Without the images, write out the whole listing exactly.
___
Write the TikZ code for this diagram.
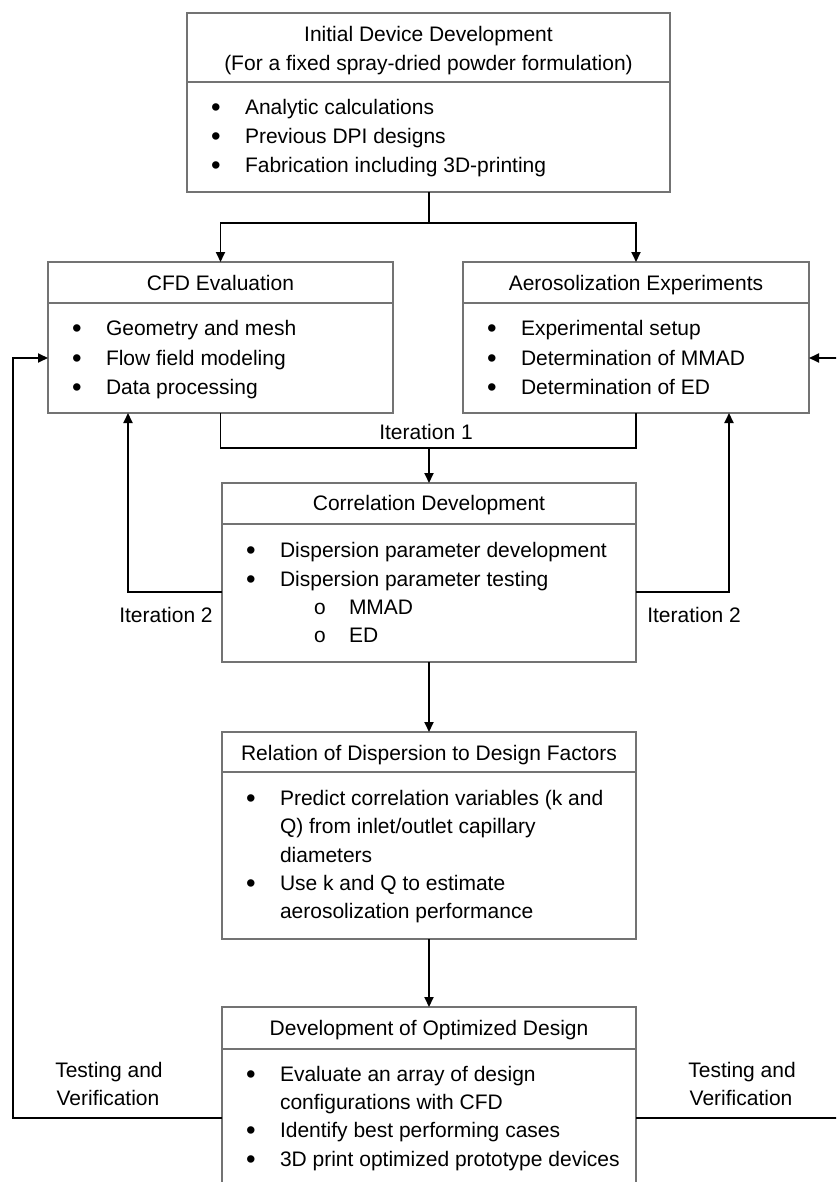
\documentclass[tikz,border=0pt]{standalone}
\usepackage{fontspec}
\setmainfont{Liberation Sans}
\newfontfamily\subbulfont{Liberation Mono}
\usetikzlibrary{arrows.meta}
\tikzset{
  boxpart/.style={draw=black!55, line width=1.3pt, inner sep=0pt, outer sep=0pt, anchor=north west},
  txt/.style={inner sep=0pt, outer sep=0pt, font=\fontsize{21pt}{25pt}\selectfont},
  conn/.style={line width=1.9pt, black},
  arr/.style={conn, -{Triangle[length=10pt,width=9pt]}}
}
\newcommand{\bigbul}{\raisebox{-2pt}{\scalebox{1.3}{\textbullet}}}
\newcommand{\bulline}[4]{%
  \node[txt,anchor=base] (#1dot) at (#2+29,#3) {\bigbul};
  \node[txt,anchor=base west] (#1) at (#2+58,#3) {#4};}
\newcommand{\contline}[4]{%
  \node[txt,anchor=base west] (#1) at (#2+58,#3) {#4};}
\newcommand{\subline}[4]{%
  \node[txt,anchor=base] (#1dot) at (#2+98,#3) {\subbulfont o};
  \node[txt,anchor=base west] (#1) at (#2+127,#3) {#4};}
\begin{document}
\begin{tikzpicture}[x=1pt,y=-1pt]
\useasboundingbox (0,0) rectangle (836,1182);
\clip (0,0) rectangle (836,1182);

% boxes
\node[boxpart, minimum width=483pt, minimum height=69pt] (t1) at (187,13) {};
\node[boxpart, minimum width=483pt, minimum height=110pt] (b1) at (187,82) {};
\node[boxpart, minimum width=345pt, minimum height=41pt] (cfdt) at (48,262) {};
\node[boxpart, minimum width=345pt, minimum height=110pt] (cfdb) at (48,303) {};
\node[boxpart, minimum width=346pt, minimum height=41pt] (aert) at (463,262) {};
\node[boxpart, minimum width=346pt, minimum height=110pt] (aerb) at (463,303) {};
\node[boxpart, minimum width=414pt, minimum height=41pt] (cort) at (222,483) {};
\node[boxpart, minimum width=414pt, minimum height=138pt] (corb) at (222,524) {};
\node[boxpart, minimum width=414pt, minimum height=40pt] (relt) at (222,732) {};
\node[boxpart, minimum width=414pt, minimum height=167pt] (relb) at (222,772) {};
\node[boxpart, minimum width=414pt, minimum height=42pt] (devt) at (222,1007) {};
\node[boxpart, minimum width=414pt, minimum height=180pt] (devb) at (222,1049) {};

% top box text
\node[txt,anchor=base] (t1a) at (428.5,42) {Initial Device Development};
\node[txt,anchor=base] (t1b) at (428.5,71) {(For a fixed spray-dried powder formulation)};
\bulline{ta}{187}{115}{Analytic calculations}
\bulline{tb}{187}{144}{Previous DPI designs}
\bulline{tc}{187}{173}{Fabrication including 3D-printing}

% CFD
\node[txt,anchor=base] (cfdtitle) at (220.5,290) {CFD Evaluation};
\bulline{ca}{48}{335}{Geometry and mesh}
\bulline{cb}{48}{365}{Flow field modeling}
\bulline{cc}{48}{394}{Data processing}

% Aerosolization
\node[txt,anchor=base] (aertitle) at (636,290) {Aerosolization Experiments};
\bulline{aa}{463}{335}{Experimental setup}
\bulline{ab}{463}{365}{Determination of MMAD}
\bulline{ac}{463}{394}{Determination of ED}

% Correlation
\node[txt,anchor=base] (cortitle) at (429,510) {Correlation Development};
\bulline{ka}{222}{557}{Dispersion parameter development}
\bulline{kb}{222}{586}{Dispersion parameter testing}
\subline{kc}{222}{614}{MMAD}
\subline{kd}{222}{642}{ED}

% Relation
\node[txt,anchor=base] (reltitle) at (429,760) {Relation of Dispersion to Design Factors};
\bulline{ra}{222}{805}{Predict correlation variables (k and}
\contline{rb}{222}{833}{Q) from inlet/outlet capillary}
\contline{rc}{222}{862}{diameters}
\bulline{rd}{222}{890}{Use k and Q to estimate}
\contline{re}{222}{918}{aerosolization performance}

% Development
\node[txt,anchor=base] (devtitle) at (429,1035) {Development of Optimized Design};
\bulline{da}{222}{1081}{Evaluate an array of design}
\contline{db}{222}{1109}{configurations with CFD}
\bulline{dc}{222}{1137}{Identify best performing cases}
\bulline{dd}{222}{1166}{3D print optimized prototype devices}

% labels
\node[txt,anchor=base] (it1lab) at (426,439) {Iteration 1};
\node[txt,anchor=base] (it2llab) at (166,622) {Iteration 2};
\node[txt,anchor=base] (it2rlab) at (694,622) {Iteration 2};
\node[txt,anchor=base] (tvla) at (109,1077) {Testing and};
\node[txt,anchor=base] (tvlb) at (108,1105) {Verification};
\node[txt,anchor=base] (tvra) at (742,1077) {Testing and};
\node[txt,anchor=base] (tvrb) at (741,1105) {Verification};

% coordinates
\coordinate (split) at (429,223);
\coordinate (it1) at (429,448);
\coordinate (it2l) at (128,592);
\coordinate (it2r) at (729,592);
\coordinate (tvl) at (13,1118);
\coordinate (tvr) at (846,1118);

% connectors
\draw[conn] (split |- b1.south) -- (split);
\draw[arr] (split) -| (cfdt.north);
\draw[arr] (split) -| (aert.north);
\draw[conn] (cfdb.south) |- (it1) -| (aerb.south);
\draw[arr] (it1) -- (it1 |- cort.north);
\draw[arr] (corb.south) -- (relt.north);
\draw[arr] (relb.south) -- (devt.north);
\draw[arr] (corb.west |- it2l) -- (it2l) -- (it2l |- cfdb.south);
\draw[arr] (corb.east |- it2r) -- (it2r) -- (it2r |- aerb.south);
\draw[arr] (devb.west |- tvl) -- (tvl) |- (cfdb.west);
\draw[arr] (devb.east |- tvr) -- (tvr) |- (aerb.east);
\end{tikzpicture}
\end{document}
___
> [EXERCISE RESULT]
Write the TikZ code for this diagram.
\documentclass[tikz,border=0pt]{standalone}
\usepackage{fontspec}
\setmainfont{Liberation Sans}
\newfontfamily\subbulfont{Liberation Mono}
\usetikzlibrary{arrows.meta}
\tikzset{
  boxpart/.style={draw=black!55, line width=1.3pt, inner sep=0pt, outer sep=0pt, anchor=north west},
  txt/.style={inner sep=0pt, outer sep=0pt, font=\fontsize{21pt}{25pt}\selectfont},
  conn/.style={line width=1.9pt, black},
  arr/.style={conn, -{Triangle[length=10pt,width=9pt]}}
}
\newcommand{\bigbul}{\raisebox{-2pt}{\scalebox{1.3}{\textbullet}}}
\newcommand{\bulline}[4]{%
  \node[txt,anchor=base] (#1dot) at (#2+29,#3) {\bigbul};
  \node[txt,anchor=base west] (#1) at (#2+58,#3) {#4};}
\newcommand{\contline}[4]{%
  \node[txt,anchor=base west] (#1) at (#2+58,#3) {#4};}
\newcommand{\subline}[4]{%
  \node[txt,anchor=base] (#1dot) at (#2+98,#3) {\subbulfont o};
  \node[txt,anchor=base west] (#1) at (#2+127,#3) {#4};}
\begin{document}
\begin{tikzpicture}[x=1pt,y=-1pt]
\useasboundingbox (0,0) rectangle (836,1182);
\clip (0,0) rectangle (836,1182);

% boxes
\node[boxpart, minimum width=483pt, minimum height=69pt] (t1) at (187,13) {};
\node[boxpart, minimum width=483pt, minimum height=110pt] (b1) at (187,82) {};
\node[boxpart, minimum width=345pt, minimum height=41pt] (cfdt) at (48,262) {};
\node[boxpart, minimum width=345pt, minimum height=110pt] (cfdb) at (48,303) {};
\node[boxpart, minimum width=346pt, minimum height=41pt] (aert) at (463,262) {};
\node[boxpart, minimum width=346pt, minimum height=110pt] (aerb) at (463,303) {};
\node[boxpart, minimum width=414pt, minimum height=41pt] (cort) at (222,483) {};
\node[boxpart, minimum width=414pt, minimum height=138pt] (corb) at (222,524) {};
\node[boxpart, minimum width=414pt, minimum height=40pt] (relt) at (222,732) {};
\node[boxpart, minimum width=414pt, minimum height=167pt] (relb) at (222,772) {};
\node[boxpart, minimum width=414pt, minimum height=42pt] (devt) at (222,1007) {};
\node[boxpart, minimum width=414pt, minimum height=180pt] (devb) at (222,1049) {};

% top box text
\node[txt,anchor=base] (t1a) at (428.5,42) {Initial Device Development};
\node[txt,anchor=base] (t1b) at (428.5,71) {(For a fixed spray-dried powder formulation)};
\bulline{ta}{187}{115}{Analytic calculations}
\bulline{tb}{187}{144}{Previous DPI designs}
\bulline{tc}{187}{173}{Fabrication including 3D-printing}

% CFD
\node[txt,anchor=base] (cfdtitle) at (220.5,290) {CFD Evaluation};
\bulline{ca}{48}{335}{Geometry and mesh}
\bulline{cb}{48}{365}{Flow field modeling}
\bulline{cc}{48}{394}{Data processing}

% Aerosolization
\node[txt,anchor=base] (aertitle) at (636,290) {Aerosolization Experiments};
\bulline{aa}{463}{335}{Experimental setup}
\bulline{ab}{463}{365}{Determination of MMAD}
\bulline{ac}{463}{394}{Determination of ED}

% Correlation
\node[txt,anchor=base] (cortitle) at (429,510) {Correlation Development};
\bulline{ka}{222}{557}{Dispersion parameter development}
\bulline{kb}{222}{586}{Dispersion parameter testing}
\subline{kc}{222}{614}{MMAD}
\subline{kd}{222}{642}{ED}

% Relation
\node[txt,anchor=base] (reltitle) at (429,760) {Relation of Dispersion to Design Factors};
\bulline{ra}{222}{805}{Predict correlation variables (k and}
\contline{rb}{222}{833}{Q) from inlet/outlet capillary}
\contline{rc}{222}{862}{diameters}
\bulline{rd}{222}{890}{Use k and Q to estimate}
\contline{re}{222}{918}{aerosolization performance}

% Development
\node[txt,anchor=base] (devtitle) at (429,1035) {Development of Optimized Design};
\bulline{da}{222}{1081}{Evaluate an array of design}
\contline{db}{222}{1109}{configurations with CFD}
\bulline{dc}{222}{1137}{Identify best performing cases}
\bulline{dd}{222}{1166}{3D print optimized prototype devices}

% labels
\node[txt,anchor=base] (it1lab) at (426,439) {Iteration 1};
\node[txt,anchor=base] (it2llab) at (166,622) {Iteration 2};
\node[txt,anchor=base] (it2rlab) at (694,622) {Iteration 2};
\node[txt,anchor=base] (tvla) at (109,1077) {Testing and};
\node[txt,anchor=base] (tvlb) at (108,1105) {Verification};
\node[txt,anchor=base] (tvra) at (742,1077) {Testing and};
\node[txt,anchor=base] (tvrb) at (741,1105) {Verification};

% coordinates
\coordinate (split) at (429,223);
\coordinate (it1) at (429,448);
\coordinate (it2l) at (128,592);
\coordinate (it2r) at (729,592);
\coordinate (tvl) at (13,1118);
\coordinate (tvr) at (846,1118);

% connectors
\draw[conn] (split |- b1.south) -- (split);
\draw[arr] (split) -| (cfdt.north);
\draw[arr] (split) -| (aert.north);
\draw[conn] (cfdb.south) |- (it1) -| (aerb.south);
\draw[arr] (it1) -- (it1 |- cort.north);
\draw[arr] (corb.south) -- (relt.north);
\draw[arr] (relb.south) -- (devt.north);
\draw[arr] (corb.west |- it2l) -- (it2l) -- (it2l |- cfdb.south);
\draw[arr] (corb.east |- it2r) -- (it2r) -- (it2r |- aerb.south);
\draw[arr] (devb.west |- tvl) -- (tvl) |- (cfdb.west);
\draw[arr] (devb.east |- tvr) -- (tvr) |- (aerb.east);
\end{tikzpicture}
\end{document}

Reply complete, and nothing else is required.